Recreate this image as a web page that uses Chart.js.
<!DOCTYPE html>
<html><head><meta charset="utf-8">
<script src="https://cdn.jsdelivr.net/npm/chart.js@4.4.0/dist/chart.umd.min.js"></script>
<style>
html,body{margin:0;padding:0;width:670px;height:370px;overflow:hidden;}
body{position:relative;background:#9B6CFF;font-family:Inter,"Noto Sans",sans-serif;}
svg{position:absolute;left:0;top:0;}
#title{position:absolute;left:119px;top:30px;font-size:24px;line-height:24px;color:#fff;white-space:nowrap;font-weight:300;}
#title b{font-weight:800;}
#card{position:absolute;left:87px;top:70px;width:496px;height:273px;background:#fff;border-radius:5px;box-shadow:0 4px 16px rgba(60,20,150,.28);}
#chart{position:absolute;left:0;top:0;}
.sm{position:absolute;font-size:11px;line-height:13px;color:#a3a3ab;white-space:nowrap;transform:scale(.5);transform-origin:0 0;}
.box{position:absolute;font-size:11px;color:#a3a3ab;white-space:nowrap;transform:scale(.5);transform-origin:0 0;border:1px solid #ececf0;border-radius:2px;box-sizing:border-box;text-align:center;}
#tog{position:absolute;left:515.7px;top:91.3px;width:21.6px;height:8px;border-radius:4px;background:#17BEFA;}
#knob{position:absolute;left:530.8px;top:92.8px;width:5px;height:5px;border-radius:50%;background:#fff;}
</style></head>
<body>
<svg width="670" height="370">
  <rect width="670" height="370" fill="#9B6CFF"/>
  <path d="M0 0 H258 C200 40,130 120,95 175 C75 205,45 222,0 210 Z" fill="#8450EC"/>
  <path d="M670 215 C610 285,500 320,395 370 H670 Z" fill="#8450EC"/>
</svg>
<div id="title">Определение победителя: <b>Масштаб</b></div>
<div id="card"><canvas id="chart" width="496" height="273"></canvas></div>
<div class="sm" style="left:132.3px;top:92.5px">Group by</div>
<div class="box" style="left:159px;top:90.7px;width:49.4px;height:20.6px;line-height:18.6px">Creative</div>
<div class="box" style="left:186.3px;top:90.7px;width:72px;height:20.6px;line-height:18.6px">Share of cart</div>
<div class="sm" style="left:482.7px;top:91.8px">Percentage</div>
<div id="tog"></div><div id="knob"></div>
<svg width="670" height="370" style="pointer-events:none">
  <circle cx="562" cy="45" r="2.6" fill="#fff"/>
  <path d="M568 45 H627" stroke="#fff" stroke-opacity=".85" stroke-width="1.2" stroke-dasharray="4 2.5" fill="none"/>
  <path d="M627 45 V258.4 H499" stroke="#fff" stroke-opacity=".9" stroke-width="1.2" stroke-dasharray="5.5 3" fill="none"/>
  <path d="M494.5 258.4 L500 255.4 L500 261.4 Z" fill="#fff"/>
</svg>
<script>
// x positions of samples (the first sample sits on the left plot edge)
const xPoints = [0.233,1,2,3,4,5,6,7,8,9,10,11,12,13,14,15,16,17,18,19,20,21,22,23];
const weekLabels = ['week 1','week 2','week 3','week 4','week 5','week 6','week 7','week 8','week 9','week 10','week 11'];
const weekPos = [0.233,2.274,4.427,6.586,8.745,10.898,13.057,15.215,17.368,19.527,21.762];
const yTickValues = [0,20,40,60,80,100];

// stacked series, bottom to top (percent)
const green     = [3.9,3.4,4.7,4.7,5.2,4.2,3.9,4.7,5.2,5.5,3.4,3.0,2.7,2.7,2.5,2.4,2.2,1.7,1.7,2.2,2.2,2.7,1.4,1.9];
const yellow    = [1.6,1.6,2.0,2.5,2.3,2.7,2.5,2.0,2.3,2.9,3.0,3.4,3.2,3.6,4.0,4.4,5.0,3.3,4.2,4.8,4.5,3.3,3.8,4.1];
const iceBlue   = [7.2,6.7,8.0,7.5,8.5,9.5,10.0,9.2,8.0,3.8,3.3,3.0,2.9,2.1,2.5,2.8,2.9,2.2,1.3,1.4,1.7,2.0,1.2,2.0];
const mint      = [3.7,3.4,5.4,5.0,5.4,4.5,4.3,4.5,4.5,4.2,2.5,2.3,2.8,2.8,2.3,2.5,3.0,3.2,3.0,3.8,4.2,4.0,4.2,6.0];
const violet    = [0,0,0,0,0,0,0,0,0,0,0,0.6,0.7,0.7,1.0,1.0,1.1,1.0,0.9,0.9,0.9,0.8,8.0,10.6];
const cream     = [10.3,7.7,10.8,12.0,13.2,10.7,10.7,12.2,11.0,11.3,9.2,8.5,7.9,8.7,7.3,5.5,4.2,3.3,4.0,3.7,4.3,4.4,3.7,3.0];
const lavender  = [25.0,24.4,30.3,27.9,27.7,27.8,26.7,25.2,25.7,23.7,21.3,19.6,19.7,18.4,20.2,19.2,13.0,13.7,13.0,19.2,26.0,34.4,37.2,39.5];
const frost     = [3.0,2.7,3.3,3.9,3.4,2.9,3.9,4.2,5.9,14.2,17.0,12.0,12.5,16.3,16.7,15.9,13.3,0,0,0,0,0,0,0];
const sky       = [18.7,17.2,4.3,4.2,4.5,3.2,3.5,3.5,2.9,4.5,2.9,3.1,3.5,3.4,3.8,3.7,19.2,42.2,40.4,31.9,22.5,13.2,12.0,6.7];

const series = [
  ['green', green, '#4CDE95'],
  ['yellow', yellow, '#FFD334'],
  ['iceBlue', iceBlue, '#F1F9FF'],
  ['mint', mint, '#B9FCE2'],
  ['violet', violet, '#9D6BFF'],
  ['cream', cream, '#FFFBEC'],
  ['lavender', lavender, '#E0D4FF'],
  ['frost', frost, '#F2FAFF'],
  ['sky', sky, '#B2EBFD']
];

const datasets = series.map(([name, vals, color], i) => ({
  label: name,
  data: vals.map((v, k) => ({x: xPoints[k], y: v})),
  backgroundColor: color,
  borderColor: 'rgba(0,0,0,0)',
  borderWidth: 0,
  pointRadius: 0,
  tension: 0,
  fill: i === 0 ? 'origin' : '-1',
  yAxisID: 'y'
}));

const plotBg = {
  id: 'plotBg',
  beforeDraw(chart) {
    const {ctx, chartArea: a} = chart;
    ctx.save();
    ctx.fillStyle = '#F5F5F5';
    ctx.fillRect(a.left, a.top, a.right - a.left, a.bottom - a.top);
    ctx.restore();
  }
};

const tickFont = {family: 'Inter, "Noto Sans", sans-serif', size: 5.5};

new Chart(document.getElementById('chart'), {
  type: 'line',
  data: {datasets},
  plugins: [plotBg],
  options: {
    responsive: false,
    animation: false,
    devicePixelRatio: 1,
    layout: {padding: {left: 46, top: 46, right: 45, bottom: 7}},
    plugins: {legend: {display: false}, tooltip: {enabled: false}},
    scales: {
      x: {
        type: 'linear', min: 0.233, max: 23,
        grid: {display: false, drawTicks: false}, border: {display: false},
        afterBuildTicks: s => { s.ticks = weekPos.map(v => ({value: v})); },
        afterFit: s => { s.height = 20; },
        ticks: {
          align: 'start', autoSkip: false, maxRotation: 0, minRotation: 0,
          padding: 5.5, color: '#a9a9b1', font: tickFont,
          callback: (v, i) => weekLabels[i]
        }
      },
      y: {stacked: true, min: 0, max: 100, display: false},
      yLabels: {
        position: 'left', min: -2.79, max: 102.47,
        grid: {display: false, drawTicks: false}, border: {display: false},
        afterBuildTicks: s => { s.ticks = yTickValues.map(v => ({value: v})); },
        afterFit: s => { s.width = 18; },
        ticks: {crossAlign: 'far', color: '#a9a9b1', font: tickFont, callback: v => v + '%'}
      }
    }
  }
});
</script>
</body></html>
...
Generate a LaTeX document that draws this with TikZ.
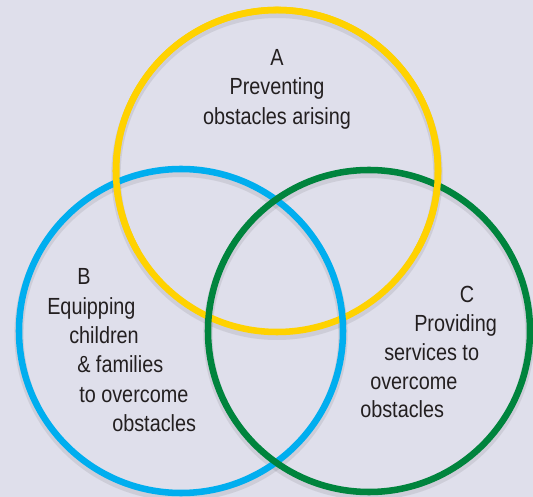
---
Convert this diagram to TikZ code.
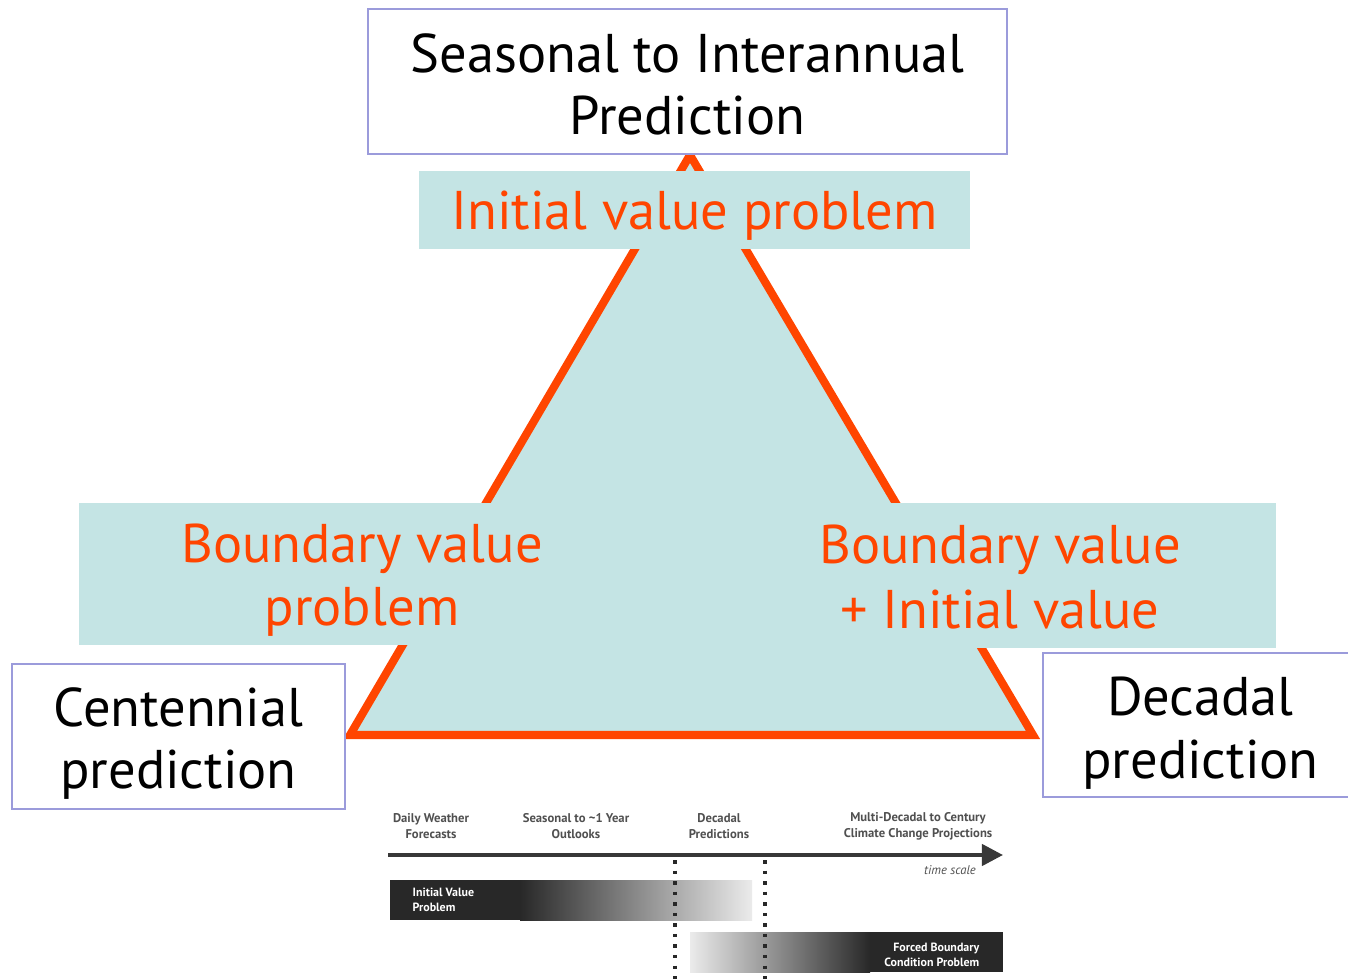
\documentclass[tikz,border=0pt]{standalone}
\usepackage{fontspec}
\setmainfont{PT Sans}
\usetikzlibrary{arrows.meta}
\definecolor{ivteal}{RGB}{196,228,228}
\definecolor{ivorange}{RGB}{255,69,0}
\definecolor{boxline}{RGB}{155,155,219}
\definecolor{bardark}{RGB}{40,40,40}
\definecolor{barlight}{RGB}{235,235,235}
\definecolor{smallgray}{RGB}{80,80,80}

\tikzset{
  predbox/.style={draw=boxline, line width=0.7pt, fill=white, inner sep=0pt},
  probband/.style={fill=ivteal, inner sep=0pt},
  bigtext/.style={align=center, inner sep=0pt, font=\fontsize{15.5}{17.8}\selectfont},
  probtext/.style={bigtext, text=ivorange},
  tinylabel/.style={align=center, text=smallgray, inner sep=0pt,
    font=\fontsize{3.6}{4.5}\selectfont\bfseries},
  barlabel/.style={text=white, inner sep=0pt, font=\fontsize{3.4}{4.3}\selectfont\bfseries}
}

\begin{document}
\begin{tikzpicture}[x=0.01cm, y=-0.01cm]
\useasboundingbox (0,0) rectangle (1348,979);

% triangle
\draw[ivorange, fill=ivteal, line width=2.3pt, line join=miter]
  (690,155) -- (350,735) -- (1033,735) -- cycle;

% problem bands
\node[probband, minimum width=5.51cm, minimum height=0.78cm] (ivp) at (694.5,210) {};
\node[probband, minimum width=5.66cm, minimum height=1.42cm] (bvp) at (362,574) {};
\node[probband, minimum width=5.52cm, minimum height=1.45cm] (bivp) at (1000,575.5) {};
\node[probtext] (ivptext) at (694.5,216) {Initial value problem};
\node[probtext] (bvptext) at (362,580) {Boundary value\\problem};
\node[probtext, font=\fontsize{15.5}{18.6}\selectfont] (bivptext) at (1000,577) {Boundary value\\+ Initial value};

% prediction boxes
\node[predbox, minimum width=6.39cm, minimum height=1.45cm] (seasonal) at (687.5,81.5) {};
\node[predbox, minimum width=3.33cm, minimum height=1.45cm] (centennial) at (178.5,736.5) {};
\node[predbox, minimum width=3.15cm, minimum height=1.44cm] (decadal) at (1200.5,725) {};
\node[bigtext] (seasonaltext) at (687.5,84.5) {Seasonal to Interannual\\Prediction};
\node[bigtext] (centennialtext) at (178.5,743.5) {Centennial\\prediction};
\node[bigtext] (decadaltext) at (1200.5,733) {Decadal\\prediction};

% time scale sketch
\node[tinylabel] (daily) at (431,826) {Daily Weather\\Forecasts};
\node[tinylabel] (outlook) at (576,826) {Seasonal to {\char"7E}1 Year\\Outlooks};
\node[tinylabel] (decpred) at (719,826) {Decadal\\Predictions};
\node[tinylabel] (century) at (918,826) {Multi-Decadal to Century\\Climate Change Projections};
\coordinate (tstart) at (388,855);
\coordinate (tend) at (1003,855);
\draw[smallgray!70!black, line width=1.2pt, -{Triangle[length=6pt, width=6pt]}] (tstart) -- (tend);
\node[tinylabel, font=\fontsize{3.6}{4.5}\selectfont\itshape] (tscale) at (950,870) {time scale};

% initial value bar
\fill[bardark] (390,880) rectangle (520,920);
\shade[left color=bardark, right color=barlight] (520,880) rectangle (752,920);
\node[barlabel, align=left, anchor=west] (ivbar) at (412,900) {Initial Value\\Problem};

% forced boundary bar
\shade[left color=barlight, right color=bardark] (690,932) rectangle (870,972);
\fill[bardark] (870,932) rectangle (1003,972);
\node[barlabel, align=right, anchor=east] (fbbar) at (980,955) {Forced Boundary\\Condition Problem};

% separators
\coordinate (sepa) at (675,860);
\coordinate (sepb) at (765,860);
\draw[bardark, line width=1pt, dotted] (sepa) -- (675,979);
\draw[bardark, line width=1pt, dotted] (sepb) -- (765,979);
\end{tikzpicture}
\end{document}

WHAT YOU SHOULD DO ->
Start at the line with "Convert this diagram to TikZ code.", stop at the line with "(bivptext) at (1000,577)", both lines included, and repeat that span exactly without its pictures.

REPLY TO THE EXERCISE ->
Convert this diagram to TikZ code.
\documentclass[tikz,border=0pt]{standalone}
\usepackage{fontspec}
\setmainfont{PT Sans}
\usetikzlibrary{arrows.meta}
\definecolor{ivteal}{RGB}{196,228,228}
\definecolor{ivorange}{RGB}{255,69,0}
\definecolor{boxline}{RGB}{155,155,219}
\definecolor{bardark}{RGB}{40,40,40}
\definecolor{barlight}{RGB}{235,235,235}
\definecolor{smallgray}{RGB}{80,80,80}

\tikzset{
  predbox/.style={draw=boxline, line width=0.7pt, fill=white, inner sep=0pt},
  probband/.style={fill=ivteal, inner sep=0pt},
  bigtext/.style={align=center, inner sep=0pt, font=\fontsize{15.5}{17.8}\selectfont},
  probtext/.style={bigtext, text=ivorange},
  tinylabel/.style={align=center, text=smallgray, inner sep=0pt,
    font=\fontsize{3.6}{4.5}\selectfont\bfseries},
  barlabel/.style={text=white, inner sep=0pt, font=\fontsize{3.4}{4.3}\selectfont\bfseries}
}

\begin{document}
\begin{tikzpicture}[x=0.01cm, y=-0.01cm]
\useasboundingbox (0,0) rectangle (1348,979);

% triangle
\draw[ivorange, fill=ivteal, line width=2.3pt, line join=miter]
  (690,155) -- (350,735) -- (1033,735) -- cycle;

% problem bands
\node[probband, minimum width=5.51cm, minimum height=0.78cm] (ivp) at (694.5,210) {};
\node[probband, minimum width=5.66cm, minimum height=1.42cm] (bvp) at (362,574) {};
\node[probband, minimum width=5.52cm, minimum height=1.45cm] (bivp) at (1000,575.5) {};
\node[probtext] (ivptext) at (694.5,216) {Initial value problem};
\node[probtext] (bvptext) at (362,580) {Boundary value\\problem};
\node[probtext, font=\fontsize{15.5}{18.6}\selectfont] (bivptext) at (1000,577) {Boundary value\\+ Initial value};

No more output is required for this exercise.